Chapman also offers its employees a free LEED certification program. Brown, a LEED AP himself, earned the certification over a year ago from an outside course given through the US Green Building Council (USGBC). The certification distinguishes building professionals with the skills and understanding to successfully build and achieve accreditation for LEED certified buildings.
Despite attempts to lure him away from Chapman, headhunters began calling him because of his LEED accreditation.
“It makes you more marketable,” he says.
Guy R. Compagnone, director of sustainable practices at Chapman Construction, agrees. He adds that, more importantly than offering a slight salary benefit and more marketability, LEED accreditation will be a must as green building practices become the norm.
“Many companies are willing to pay for their employee to get the training,” said Compagnone.
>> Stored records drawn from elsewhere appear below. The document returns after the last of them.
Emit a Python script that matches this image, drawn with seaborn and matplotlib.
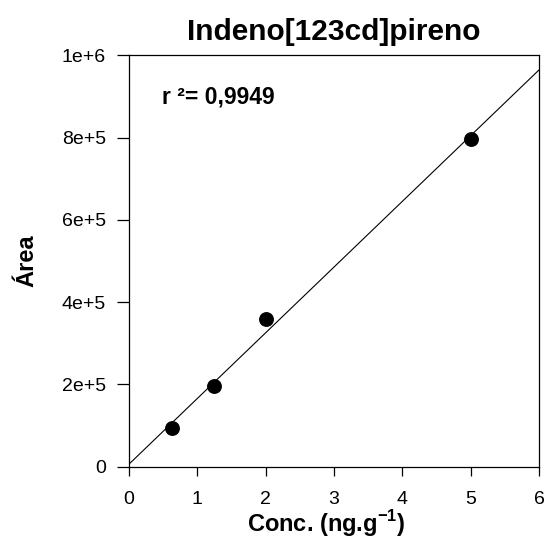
import numpy as np
import pandas as pd
import matplotlib
matplotlib.use("Agg")
import matplotlib.pyplot as plt
import seaborn as sns

conc = [0.625, 1.25, 2.0, 5.0]
area = [93000, 195000, 358000, 796000]
x_ticks = [0, 1, 2, 3, 4, 5, 6]
y_ticks = [0, 200000, 400000, 600000, 800000, 1000000]
y_tick_labels = ["0", "2e+5", "4e+5", "6e+5", "8e+5", "1e+6"]
title = "Indeno[123cd]pireno"
r2_text = "r ²= 0,9949"

sns.set_style("ticks", {"text.color": "black", "axes.labelcolor": "black",
                        "xtick.color": "black", "ytick.color": "black",
                        "axes.edgecolor": "black"})
plt.rcParams["font.family"] = ["Liberation Sans", "DejaVu Sans"]
plt.rcParams["mathtext.fontset"] = "custom"
plt.rcParams["mathtext.bf"] = "Liberation Sans:bold"
plt.rcParams["mathtext.rm"] = "Liberation Sans"

fig = plt.figure(figsize=(5.48, 5.46), dpi=100)
ax = fig.add_axes([129/548, 1 - 466.7/546, (539-129)/548, (466.7-55.3)/546])

df = pd.DataFrame({"conc": conc, "area": area})
slope, intercept = np.polyfit(conc, area, 1)
fit_x = np.array([x_ticks[0], x_ticks[-1]], dtype=float)
fit = pd.DataFrame({"conc": fit_x, "area": slope * fit_x + intercept})

sns.lineplot(data=fit, x="conc", y="area", ax=ax, color="black", linewidth=0.8)
sns.scatterplot(data=df, x="conc", y="area", ax=ax, color="black", s=115,
                edgecolor="black", linewidth=0, zorder=3)

ax.set_xlim(x_ticks[0], x_ticks[-1])
ax.set_ylim(y_ticks[0], y_ticks[-1])
ax.set_xticks(x_ticks)
ax.set_xticklabels([str(t) for t in x_ticks])
ax.set_yticks(y_ticks)
ax.set_yticklabels(y_tick_labels)
ax.tick_params(axis="x", direction="out", length=6.2, width=0.9, labelsize=14, pad=11)
ax.tick_params(axis="y", direction="out", length=8.6, width=0.9, labelsize=14, pad=8)
for s in ax.spines.values():
    s.set_linewidth(0.9)
    s.set_color("black")

ax.set_xlabel("Conc. (ng.g$^{\\mathbf{-1}}$)", fontsize=17, fontweight="bold")
ax.xaxis.set_label_coords(0.48, -0.1)
ax.set_ylabel("Área", fontsize=17, fontweight="bold")
ax.yaxis.set_label_coords(-0.222, 0.5)
ax.set_title(title, fontsize=21.5, fontweight="bold", pad=11)
ax.text(0.08, 0.899, r2_text, transform=ax.transAxes, fontsize=16.5,
        fontweight="bold", ha="left", va="center")

fig.savefig("out.png", dpi=100)
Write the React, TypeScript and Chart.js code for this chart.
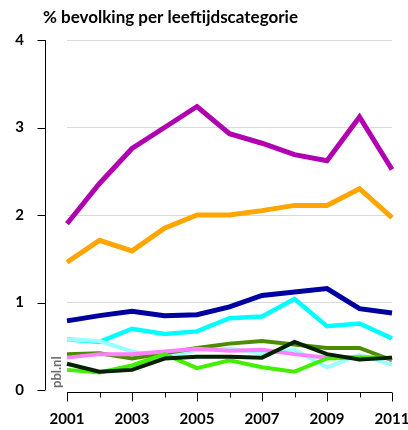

The course requires you to read and memorize a 200-page book of green building practices and LEED certification requirements. At the end, you must pass a “very tough” test, according to Brown.
“I can’t believe its not open book,” says Brown, “It’s very difficult memorizing that much information.”
But Brown did study the book. He passed the test that only 75,000 others have worldwide since 2001.
“Tony is a highly valued employee,” said Compagnone. “He is dedicated to tasks, honest and humble, personable, and puts his skills to use.”
Compagnone says that having a systematic approach to planning, critical thinking skills, and a dedicated following of industry news are all important skills for a project management position like Brown’s. A willingness to use constructive criticism to improve oneself and a determination to follow through on tasks has also made Brown a standout at Chapman, according to Compagnone.
Brown’s English degree hasn’t hurt either.
Good written and verbal communication skills set job seekers with technical backgrounds apart, says Mary Beth Morris, director of marketing at Tighe & Bond, one of Boston Business Journal’s 2008 top five environmental engineering firms in Mass.
Those looking to break into the business may want to intern as well. Morris says many of Tighe & Bond’s entry level employees were interns.